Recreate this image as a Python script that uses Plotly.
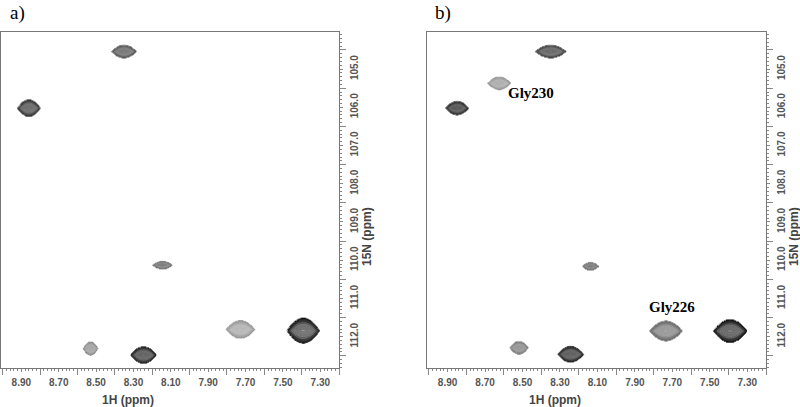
import numpy as np
import plotly.graph_objects as go

# ---------------- data ----------------
# Panel a) peak centres (1H ppm, 15N ppm) and half line-widths (ppm)
a_h  = [8.351, 8.860, 8.145, 7.728, 7.392, 8.530, 8.247]
a_n  = [104.54, 106.02, 110.13, 111.81, 111.84, 112.31, 112.48]
a_hw = [0.067, 0.062, 0.054, 0.078, 0.088, 0.040, 0.070]
a_hh = [0.17, 0.22, 0.105, 0.235, 0.33, 0.18, 0.22]

# Panel b) peak centres and half line-widths
b_h  = [8.350, 8.625, 8.850, 8.137, 7.735, 7.392, 8.519, 8.244]
b_n  = [104.54, 105.37, 106.02, 110.16, 111.85, 111.85, 112.29, 112.46]
b_hw = [0.083, 0.062, 0.062, 0.045, 0.088, 0.090, 0.050, 0.070]
b_hh = [0.17, 0.17, 0.18, 0.105, 0.26, 0.30, 0.17, 0.21]

# assignment labels in panel b
b_lab_text = ["Gly230", "Gly226"]
b_lab_h = [8.457, 7.703]
b_lab_n = [105.62, 111.22]

# axis ticks
x_labels = [8.90, 8.70, 8.50, 8.30, 8.10, 7.90, 7.70, 7.50, 7.30]
x_major = [9.00, 8.80, 8.60, 8.40, 8.20, 8.00, 7.80, 7.60, 7.40, 7.20]
y_labels = [105.0, 106.0, 107.0, 108.0, 109.0, 110.0, 111.0, 112.0]
y_major = [104.5, 105.5, 106.5, 107.5, 108.5, 109.5, 110.5, 111.5, 112.5]
x_range = [9.01, 7.20]
y_range = [112.82, 104.03]

# ---------------- styles ----------------
a_tone = [80, 45, 115, 150, 20, 140, 30]
b_tone = [60, 150, 35, 115, 100, 15, 120, 30]

fig = go.Figure()


def add_peak(cx, cy, hw, hh, tone, xa, ya):
    a = hw / 1.52
    b = hh / 2.3
    xs = cx + np.linspace(-1.25 * hw, 1.25 * hw, 101)
    ys = cy + np.linspace(-1.25 * hh, 1.25 * hh, 101)
    X, Y = np.meshgrid(xs, ys)
    Z = np.exp(-(((X - cx) / a) ** 2 + np.abs(Y - cy) / b))
    t = tone
    mid = int(t + (255 - t) * 0.5)
    lt = int(t + (255 - t) * 0.9)
    cs = [[0.0, "rgba(255,255,255,0)"], [0.095, "rgba(255,255,255,0)"],
          [0.1, f"rgb({t},{t},{t})"], [0.3, f"rgb({mid},{mid},{mid})"],
          [1.0, f"rgb({lt},{lt},{lt})"]]
    fig.add_trace(go.Contour(
        x=xs, y=ys, z=Z, xaxis=xa, yaxis=ya,
        zmin=0, zmax=1, autocontour=False,
        contours=dict(start=0.1, end=0.95, size=0.09, coloring="heatmap"),
        colorscale=cs, showscale=False,
        line=dict(color=f"rgba({t},{t},{t},0.6)", width=0.6),
        hoverinfo="skip",
    ))


for cx, cy, hw, hh, t in zip(a_h, a_n, a_hw, a_hh, a_tone):
    add_peak(cx, cy, hw, hh, t, "x", "y")
for cx, cy, hw, hh, t in zip(b_h, b_n, b_hw, b_hh, b_tone):
    add_peak(cx, cy, hw, hh, t, "x2", "y2")

# dummy traces so overlay tick axes render
for xa, ya in [("x3", "y"), ("x", "y3"), ("x4", "y2"), ("x2", "y4")]:
    fig.add_trace(go.Scatter(x=[None], y=[None], xaxis=xa, yaxis=ya,
                             showlegend=False, hoverinfo="skip"))

tickfont = dict(family="Liberation Sans, Arial", size=10, color="#555", weight="bold")
LINE = "#777"
TICK = "#888"

x_minor = [round(v, 2) for v in np.arange(7.20, 9.011, 0.02)]
y_minor = [round(v, 1) for v in np.arange(104.1, 112.81, 0.1)]


def xax(domain, anchor):
    return dict(domain=domain, range=x_range, anchor=anchor,
                tickmode="array", tickvals=x_labels,
                ticktext=[f"{v:.2f}" for v in x_labels],
                ticks="outside", ticklen=3, tickcolor=TICK, tickwidth=1,
                showline=True, linecolor=LINE, linewidth=1, mirror=True,
                showgrid=False, zeroline=False, tickfont=tickfont,
                ticklabelstandoff=2,
                minor=dict(tickmode="array", tickvals=x_minor, ticks="outside",
                           ticklen=2, tickcolor=TICK, showgrid=False))


def yax(domain, anchor):
    return dict(domain=domain, range=y_range, anchor=anchor, side="right",
                tickmode="array", tickvals=y_labels,
                ticktext=[f"{v:.1f}" for v in y_labels], tickangle=-90,
                ticks="outside", ticklen=3, tickcolor=TICK, tickwidth=1,
                showline=True, linecolor=LINE, linewidth=1, mirror=True,
                showgrid=False, zeroline=False, tickfont=tickfont,
                ticklabelstandoff=3,
                minor=dict(tickmode="array", tickvals=y_minor, ticks="outside",
                           ticklen=2, tickcolor=TICK, showgrid=False))


def xov(over, anchor):
    return dict(overlaying=over, anchor=anchor, range=x_range, side="bottom",
                tickmode="array", tickvals=x_major, ticks="outside", ticklen=6,
                tickcolor=TICK, showticklabels=False, showline=False,
                showgrid=False, zeroline=False)


def yov(over, anchor):
    return dict(overlaying=over, anchor=anchor, range=y_range, side="right",
                tickmode="array", tickvals=y_major, ticks="outside", ticklen=6,
                tickcolor=TICK, showticklabels=False, showline=False,
                showgrid=False, zeroline=False)


ydom = [1 - 368 / 407, 1 - 32 / 407]
fig.update_layout(
    width=800, height=407, margin=dict(l=0, r=0, t=0, b=0),
    paper_bgcolor="white", plot_bgcolor="white", showlegend=False,
    xaxis=xax([0.001, 339 / 800], "y"),
    yaxis=yax(ydom, "x"),
    xaxis2=xax([427 / 800, 766 / 800], "y2"),
    yaxis2=yax(ydom, "x2"),
    xaxis3=xov("x", "y"),
    yaxis3=yov("y", "x"),
    xaxis4=xov("x2", "y2"),
    yaxis4=yov("y2", "x2"),
)

serif = "Liberation Serif, Times New Roman"
ann = []
for txt, xp in [("a)", 17), ("b)", 443)]:
    ann.append(dict(text=txt, x=xp / 800, y=1 - 13 / 407, xref="paper", yref="paper",
                    xanchor="center", yanchor="middle", showarrow=False,
                    font=dict(family=serif, size=19, color="black")))
titlefont = dict(family="Liberation Sans, Arial", size=12, color="#444", weight="bold")
for xp in [128 / 800, 555 / 800]:
    ann.append(dict(text="1H (ppm)", x=xp, y=1 - 400 / 407, xref="paper", yref="paper",
                    xanchor="center", yanchor="middle", showarrow=False, font=titlefont))
for xp in [367 / 800, 794 / 800]:
    ann.append(dict(text="15N (ppm)", x=xp, y=1 - 237 / 407, xref="paper", yref="paper",
                    xanchor="center", yanchor="middle", showarrow=False,
                    textangle=-90, font=titlefont))
for txt, hx, ny in zip(b_lab_text, b_lab_h, b_lab_n):
    ann.append(dict(text=f"<b>{txt}</b>", x=hx, y=ny, xref="x2", yref="y2",
                    xanchor="center", yanchor="middle", showarrow=False,
                    font=dict(family=serif, size=15, color="black")))
fig.update_layout(annotations=ann)

fig.write_html("out.html", config={"displayModeBar": False},
               post_script="document.body.style.margin='0';document.body.style.overflow='hidden';")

★ ★ ★

Leaving out the pictures, repeat the data above exactly.

Recreate this image as a Python script that uses Plotly.
import numpy as np
import plotly.graph_objects as go

# ---------------- data ----------------
# Panel a) peak centres (1H ppm, 15N ppm) and half line-widths (ppm)
a_h  = [8.351, 8.860, 8.145, 7.728, 7.392, 8.530, 8.247]
a_n  = [104.54, 106.02, 110.13, 111.81, 111.84, 112.31, 112.48]
a_hw = [0.067, 0.062, 0.054, 0.078, 0.088, 0.040, 0.070]
a_hh = [0.17, 0.22, 0.105, 0.235, 0.33, 0.18, 0.22]

# Panel b) peak centres and half line-widths
b_h  = [8.350, 8.625, 8.850, 8.137, 7.735, 7.392, 8.519, 8.244]
b_n  = [104.54, 105.37, 106.02, 110.16, 111.85, 111.85, 112.29, 112.46]
b_hw = [0.083, 0.062, 0.062, 0.045, 0.088, 0.090, 0.050, 0.070]
b_hh = [0.17, 0.17, 0.18, 0.105, 0.26, 0.30, 0.17, 0.21]

# assignment labels in panel b
b_lab_text = ["Gly230", "Gly226"]
b_lab_h = [8.457, 7.703]
b_lab_n = [105.62, 111.22]

# axis ticks
x_labels = [8.90, 8.70, 8.50, 8.30, 8.10, 7.90, 7.70, 7.50, 7.30]
x_major = [9.00, 8.80, 8.60, 8.40, 8.20, 8.00, 7.80, 7.60, 7.40, 7.20]
y_labels = [105.0, 106.0, 107.0, 108.0, 109.0, 110.0, 111.0, 112.0]
y_major = [104.5, 105.5, 106.5, 107.5, 108.5, 109.5, 110.5, 111.5, 112.5]
x_range = [9.01, 7.20]
y_range = [112.82, 104.03]

# ---------------- styles ----------------
a_tone = [80, 45, 115, 150, 20, 140, 30]
b_tone = [60, 150, 35, 115, 100, 15, 120, 30]

fig = go.Figure()


def add_peak(cx, cy, hw, hh, tone, xa, ya):
    a = hw / 1.52
    b = hh / 2.3
    xs = cx + np.linspace(-1.25 * hw, 1.25 * hw, 101)
    ys = cy + np.linspace(-1.25 * hh, 1.25 * hh, 101)
    X, Y = np.meshgrid(xs, ys)
    Z = np.exp(-(((X - cx) / a) ** 2 + np.abs(Y - cy) / b))
    t = tone
    mid = int(t + (255 - t) * 0.5)
    lt = int(t + (255 - t) * 0.9)
    cs = [[0.0, "rgba(255,255,255,0)"], [0.095, "rgba(255,255,255,0)"],
          [0.1, f"rgb({t},{t},{t})"], [0.3, f"rgb({mid},{mid},{mid})"],
          [1.0, f"rgb({lt},{lt},{lt})"]]
    fig.add_trace(go.Contour(
        x=xs, y=ys, z=Z, xaxis=xa, yaxis=ya,
        zmin=0, zmax=1, autocontour=False,
        contours=dict(start=0.1, end=0.95, size=0.09, coloring="heatmap"),
        colorscale=cs, showscale=False,
        line=dict(color=f"rgba({t},{t},{t},0.6)", width=0.6),
        hoverinfo="skip",
    ))


for cx, cy, hw, hh, t in zip(a_h, a_n, a_hw, a_hh, a_tone):
    add_peak(cx, cy, hw, hh, t, "x", "y")
for cx, cy, hw, hh, t in zip(b_h, b_n, b_hw, b_hh, b_tone):
    add_peak(cx, cy, hw, hh, t, "x2", "y2")

# dummy traces so overlay tick axes render
for xa, ya in [("x3", "y"), ("x", "y3"), ("x4", "y2"), ("x2", "y4")]:
    fig.add_trace(go.Scatter(x=[None], y=[None], xaxis=xa, yaxis=ya,
                             showlegend=False, hoverinfo="skip"))

tickfont = dict(family="Liberation Sans, Arial", size=10, color="#555", weight="bold")
LINE = "#777"
TICK = "#888"

x_minor = [round(v, 2) for v in np.arange(7.20, 9.011, 0.02)]
y_minor = [round(v, 1) for v in np.arange(104.1, 112.81, 0.1)]


def xax(domain, anchor):
    return dict(domain=domain, range=x_range, anchor=anchor,
                tickmode="array", tickvals=x_labels,
                ticktext=[f"{v:.2f}" for v in x_labels],
                ticks="outside", ticklen=3, tickcolor=TICK, tickwidth=1,
                showline=True, linecolor=LINE, linewidth=1, mirror=True,
                showgrid=False, zeroline=False, tickfont=tickfont,
                ticklabelstandoff=2,
                minor=dict(tickmode="array", tickvals=x_minor, ticks="outside",
                           ticklen=2, tickcolor=TICK, showgrid=False))


def yax(domain, anchor):
    return dict(domain=domain, range=y_range, anchor=anchor, side="right",
                tickmode="array", tickvals=y_labels,
                ticktext=[f"{v:.1f}" for v in y_labels], tickangle=-90,
                ticks="outside", ticklen=3, tickcolor=TICK, tickwidth=1,
                showline=True, linecolor=LINE, linewidth=1, mirror=True,
                showgrid=False, zeroline=False, tickfont=tickfont,
                ticklabelstandoff=3,
                minor=dict(tickmode="array", tickvals=y_minor, ticks="outside",
                           ticklen=2, tickcolor=TICK, showgrid=False))


def xov(over, anchor):
    return dict(overlaying=over, anchor=anchor, range=x_range, side="bottom",
                tickmode="array", tickvals=x_major, ticks="outside", ticklen=6,
                tickcolor=TICK, showticklabels=False, showline=False,
                showgrid=False, zeroline=False)


def yov(over, anchor):
    return dict(overlaying=over, anchor=anchor, range=y_range, side="right",
                tickmode="array", tickvals=y_major, ticks="outside", ticklen=6,
                tickcolor=TICK, showticklabels=False, showline=False,
                showgrid=False, zeroline=False)


ydom = [1 - 368 / 407, 1 - 32 / 407]
fig.update_layout(
    width=800, height=407, margin=dict(l=0, r=0, t=0, b=0),
    paper_bgcolor="white", plot_bgcolor="white", showlegend=False,
    xaxis=xax([0.001, 339 / 800], "y"),
    yaxis=yax(ydom, "x"),
    xaxis2=xax([427 / 800, 766 / 800], "y2"),
    yaxis2=yax(ydom, "x2"),
    xaxis3=xov("x", "y"),
    yaxis3=yov("y", "x"),
    xaxis4=xov("x2", "y2"),
    yaxis4=yov("y2", "x2"),
)

serif = "Liberation Serif, Times New Roman"
ann = []
for txt, xp in [("a)", 17), ("b)", 443)]:
    ann.append(dict(text=txt, x=xp / 800, y=1 - 13 / 407, xref="paper", yref="paper",
                    xanchor="center", yanchor="middle", showarrow=False,
                    font=dict(family=serif, size=19, color="black")))
titlefont = dict(family="Liberation Sans, Arial", size=12, color="#444", weight="bold")
for xp in [128 / 800, 555 / 800]:
    ann.append(dict(text="1H (ppm)", x=xp, y=1 - 400 / 407, xref="paper", yref="paper",
                    xanchor="center", yanchor="middle", showarrow=False, font=titlefont))
for xp in [367 / 800, 794 / 800]:
    ann.append(dict(text="15N (ppm)", x=xp, y=1 - 237 / 407, xref="paper", yref="paper",
                    xanchor="center", yanchor="middle", showarrow=False,
                    textangle=-90, font=titlefont))
for txt, hx, ny in zip(b_lab_text, b_lab_h, b_lab_n):
    ann.append(dict(text=f"<b>{txt}</b>", x=hx, y=ny, xref="x2", yref="y2",
                    xanchor="center", yanchor="middle", showarrow=False,
                    font=dict(family=serif, size=15, color="black")))
fig.update_layout(annotations=ann)

fig.write_html("out.html", config={"displayModeBar": False},
               post_script="document.body.style.margin='0';document.body.style.overflow='hidden';")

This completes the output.